Advocates have also scored victories in St. Louis, Los Angeles, Chicago, and Kalamazoo, Michigan, and on the federal level. In 2010, amid charges that the American Recovery and Reinvestment Act wasn’t directing enough jobs and resources toward people of color—Harry Alford of the National Black Chamber of Commerce called it a “Jim Crow stimulus”—Transportation Secretary Ray LaHood announced nearly $10 million in grant funding to assist women- and minority-owned businesses in competing for federal contracts.

• • •

When the interests of communities of color are pitted against those of the white working class, the tension can limit opportunities for social change. This has, at times, been the case with transportation, and labor has sometimes been an uneasy partner in the transportation justice movement. Community advocates who have opposed construction projects such as the Oakland rail expansion, have been painted by building trade unions as opponents of job creation.

‘A project isn’t “shovel-ready” until it’s fair.’

But the dynamic is changing. Larry Hanley, who has been president of the 190,000-member Amalgamated Transit Union (ATU) since September 2010, believes that community alliances are essential to securing decent contracts for transit workers. “The old idea, and what we trained the last 50 years for, was to negotiate, litigate, arbitrate, legislate,” he says. “All those things have almost no meaning at this point. If you can’t build a broader community around the service you provide, and if you can’t fight in the political system, then none of those other things are going to matter much.” The need for partnership is particularly acute, he adds, “in a world where they can take away your right to have a contract at all,” referring to recent Republican attacks on public employees’ access to collective bargaining.

Hanley sees common interests among riders and transit workers. “Eighty-five percent of the transit systems in America have either cut service or raised fares, or both, in the last two years,” he says. “Our view in the ATU is that the only way out of this is we have to build a very strong, nimble, effective national voice for transit. And the only place that you can really develop that is with the riders themselves.”

ATU and its community allies are now creating a unified front against service cuts. At the same time, they are pushing policymakers to give transit authorities more flexibility to spend wisely. By investing in operating budgets in order to expand services—rather than just plowing money into construction—they hope to create more lasting jobs.

• • •

“We’re breaking things down for the public,” Urban Habitat’s Bob Allen says, starting to list the many elements that have made the organization’s work successful so far. “We also have a watchdog role—you have to be able to follow the money and follow the decision making. You need grassroots pressure on the decision makers. But planning is complicated, so you need technical experts, too,” he says. “I can’t think of a single campaign that didn’t need all those dimensions.”

But while activists are doing more than ever, they still emphasize the ways in which transportation injustice directly touches the lives of people across the country. “For our constituency, it’s really not that technical,” explains Ana Garcia-Ashley, executive director of the Gamaliel Foundation, which runs TEN. “People of very low wealth cannot afford to have a car. They need to have a public transit system to get them to a job, to a school, to a doctor. And when you’re building highways and providing buses, you are also creating jobs. Effective public transportation is connected to the basic needs of communities.”

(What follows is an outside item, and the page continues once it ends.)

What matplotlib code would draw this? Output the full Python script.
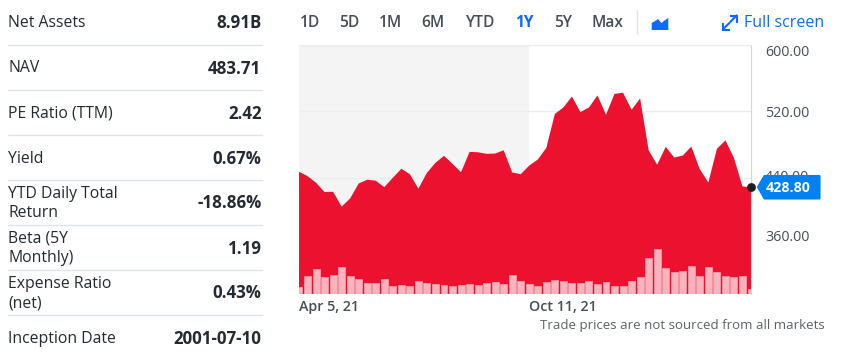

Wilhelmina Melrose says this is why the members of her community will do whatever it takes to make sure the Boston transit system meets their needs. “The ones that are doing the cutting, do they think that one day they’ll become elderly and, God forbid, have some kind of disability? And the same service they’re cutting for us, do they ever think that they might need the service themselves, later on down the line?” she asks. “The only thing we can do is keep fighting and keep protesting.”